Yes, that does appear to be the heart of your problem.  I had
forgotten that the callsign field is what is used to look up the
channel table for recordings.  It is a bad idea to have channel table
rows with the same callsign, unless they have different recpriority
values (eg high priority for DVB-T, lower priority for the same
channel on DVB-S).

The channum field is a character field, so the values are '' (empty
string), not NULL, which is a different value.  In SQL, it is
important to make that distinction, otherwise you can wind up deleting
or changing the wrong thing.

So if all those rows with mplexid = NULL are not valid analogue
channels, this command should delete them:

delete from channel where chanid > 1035 and chanid <= 1053 and mplexid
= NULL;

If they are valid analogue channels, then this should give them lower
priority than the DVB-T channels:

update channel set recpriority = -1 where chanid > 1035 and chanid <=
1053 and mplexid = NULL;

You will probably need to also increase the number of virtual tuners
you have set for each DVB-T tuner (see the other thread).
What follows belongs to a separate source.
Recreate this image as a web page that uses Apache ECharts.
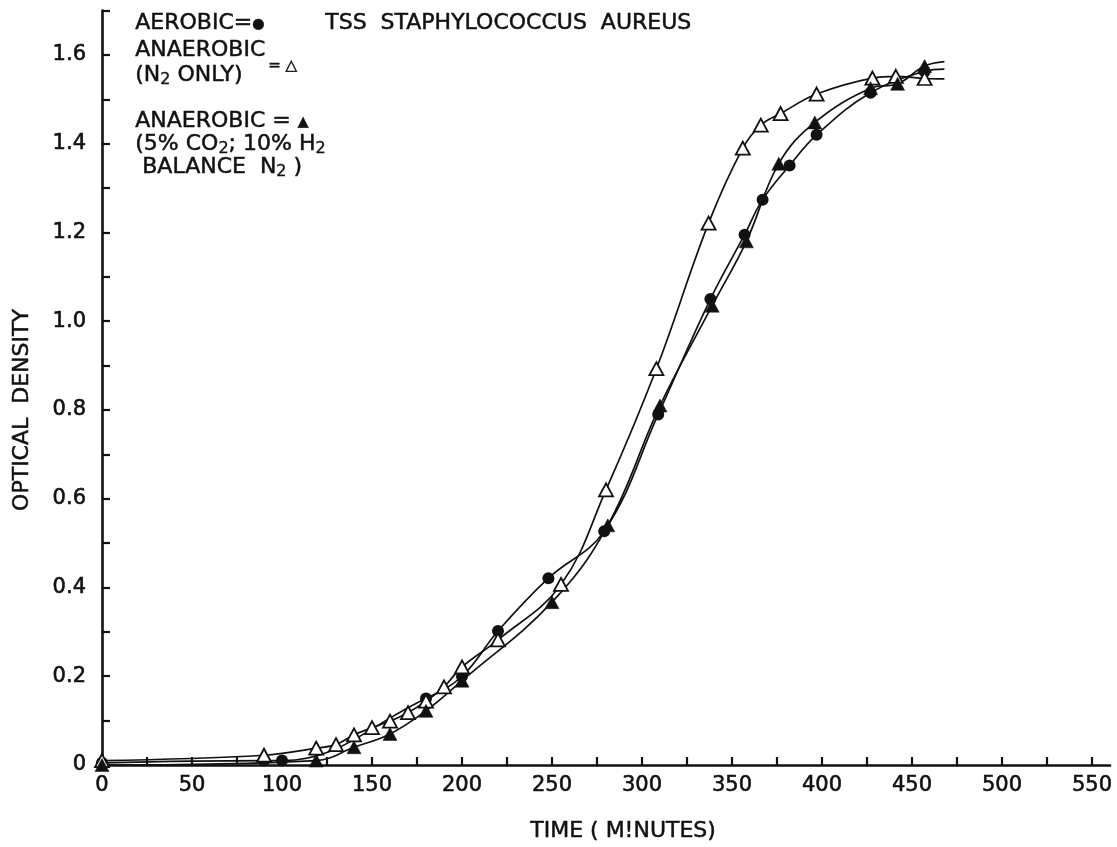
<!DOCTYPE html>
<html>
<head>
<meta charset="utf-8">
<script src="https://cdn.jsdelivr.net/npm/echarts@6/dist/echarts.min.js"></script>
<style>
  html, body { margin: 0; padding: 0; background: #fff; }
  #chart { width: 1117px; height: 847px; }
</style>
</head>
<body>
<div id="chart"></div>
<script>
// Growth curves of Staphylococcus aureus in TSS: optical density vs. time (minutes)

// Aerobic (filled circles): [time, OD]
const aerobic = [
  [0, 0.005], [90, 0.01], [100, 0.01], [180, 0.15], [200, 0.2], [220, 0.302],
  [248, 0.421], [279, 0.527], [309, 0.79], [338, 1.05], [357, 1.195],
  [367, 1.274], [382, 1.351], [397, 1.42], [427, 1.515], [457, 1.563]
];
const aerobicTail = [468, 1.568];

// Anaerobic, N2 only (open triangles)
const anaerobicN2 = [
  [0, 0.01], [90, 0.022], [119, 0.038], [130, 0.046], [140, 0.068], [150, 0.084],
  [160, 0.099], [170, 0.118], [180, 0.144], [190, 0.176], [200, 0.221],
  [220, 0.282], [255, 0.407], [280, 0.62], [308, 0.893], [337, 1.221],
  [356, 1.39], [366, 1.442], [377, 1.468], [397, 1.512], [428, 1.548],
  [441, 1.552], [457, 1.547]
];
const anaerobicN2Tail = [468, 1.546];

// Anaerobic, 5% CO2 / 10% H2 / balance N2 (filled triangles)
const anaerobicMix = [
  [0, 0.0], [119, 0.01], [140, 0.04], [160, 0.07], [180, 0.122], [200, 0.19],
  [250, 0.367], [281, 0.54], [310, 0.81], [339, 1.035], [358, 1.18],
  [376, 1.355], [396, 1.448], [427, 1.525], [442, 1.535], [457, 1.575]
];
const anaerobicMixTail = [468, 1.585];

// Axis ticks and labels
const xTicks = [0, 25, 50, 75, 100, 125, 150, 175, 200, 225, 250, 275, 300, 325, 350, 375, 400, 425, 450, 475, 500, 525, 550];
const xLabels = [0, 50, 100, 150, 200, 250, 300, 350, 400, 450, 500, 550];
const yTicks = [0, 0.1, 0.2, 0.3, 0.4, 0.5, 0.6, 0.7, 0.8, 0.9, 1.0, 1.1, 1.2, 1.3, 1.4, 1.5, 1.6, 1.7];
const yLabels = [0, 0.2, 0.4, 0.6, 0.8, 1.0, 1.2, 1.4, 1.6];

const FONT = '"DejaVu Sans", sans-serif';
const INK = '#111';

function withTail(points, tail) {
  return points.map(p => ({ value: p })).concat([{ value: tail, symbol: 'none' }]);
}

const chart = echarts.init(document.getElementById('chart'), null, { renderer: 'canvas' });

const lineBase = {
  type: 'line',
  smooth: 0.4,
  lineStyle: { color: INK, width: 1.7 },
  symbolKeepAspect: true,
  animation: false,
  z: 3
};

const labelStyle = {
  color: INK, fontFamily: FONT, fontSize: 21,
  textBorderColor: INK, textBorderWidth: 0.6
};

function txt(left, top, text, size, extra) {
  return {
    type: 'text', left: left, top: top,
    style: Object.assign({
      text: text, font: size + 'px ' + FONT, fill: INK,
      stroke: INK, lineWidth: 0.5
    }, extra || {})
  };
}

// rich-text pieces: subscripts and small legend glyphs
const rich = {
  s: { font: '16px ' + FONT, fill: INK, stroke: INK, lineWidth: 0.4, padding: [9, 0, 0, 0] },
  g: { font: '14px ' + FONT, fill: INK, padding: [2, 0, 0, 0] }
};

chart.setOption({
  backgroundColor: '#fff',
  animation: false,
  grid: { left: 102, right: 7, top: 10.6, bottom: 82, containLabel: false },
  xAxis: {
    type: 'value',
    min: 0, max: 560,
    axisLine: { show: true, lineStyle: { color: INK, width: 2.6 } },
    axisTick: { show: true, inside: true, length: 8, lineStyle: { color: INK, width: 2.2 }, customValues: xTicks },
    axisLabel: Object.assign({ customValues: xLabels, margin: 10 }, labelStyle),
    splitLine: { show: false }
  },
  yAxis: {
    type: 'value',
    min: 0, max: 1.7,
    axisLine: { show: true, lineStyle: { color: INK, width: 2.6 } },
    axisTick: { show: true, inside: true, length: 8, lineStyle: { color: INK, width: 2.2 }, customValues: yTicks },
    axisLabel: Object.assign({
      customValues: yLabels, margin: 16,
      formatter: v => (v === 0 ? '0' : v.toFixed(1))
    }, labelStyle),
    splitLine: { show: false }
  },
  series: [
    Object.assign({}, lineBase, {
      name: 'AEROBIC',
      data: withTail(aerobic, aerobicTail),
      symbol: 'circle', symbolSize: 12,
      itemStyle: { color: INK, borderColor: INK, borderWidth: 0 }
    }),
    Object.assign({}, lineBase, {
      name: 'ANAEROBIC (N2 ONLY)',
      data: withTail(anaerobicN2, anaerobicN2Tail),
      symbol: 'triangle', symbolSize: [14, 13],
      itemStyle: { color: '#fff', borderColor: INK, borderWidth: 1.8 }
    }),
    Object.assign({}, lineBase, {
      name: 'ANAEROBIC (5% CO2; 10% H2 BALANCE N2)',
      data: withTail(anaerobicMix, anaerobicMixTail),
      symbol: 'triangle', symbolSize: [14, 13],
      itemStyle: { color: INK, borderColor: INK, borderWidth: 0.5 }
    })
  ],
  graphic: [
    txt(135, 12, 'AEROBIC={g|●}', 22, { rich: rich }),
    txt(325, 12, 'TSS  STAPHYLOCOCCUS  AUREUS', 22),
    txt(135, 38, 'ANAEROBIC\n(N{s|2} ONLY)', 22, { lineHeight: 25, rich: rich }),
    txt(268, 58, '= △', 15),
    txt(135, 110, 'ANAEROBIC = {g|▲}\n(5% CO{s|2}; 10% H{s|2}\n BALANCE  N{s|2} )', 22, { lineHeight: 23, rich: rich }),
    {
      type: 'text', x: 22, y: 410,
      rotation: Math.PI / 2,
      style: { text: 'OPTICAL  DENSITY', font: '22px ' + FONT, fill: INK, stroke: INK, lineWidth: 0.5, align: 'center', verticalAlign: 'middle' }
    },
    txt(530, 820, 'TIME ( M!NUTES)', 22)
  ]
});
</script>
</body>
</html>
However, that will still leave you without any of the radio channels -
they do not seem to have turned up in your initial tuning scan.  So
you will need to add them in.  I could provide a script to do that,
but I am still running Mythtv 0.24-fixes, and I am not sure if there
were any changes to the channel table for 0.25, which I presume you
are using.  So please run this SQL command:

describe channel;

and post the results so I can make sure the script will work properly.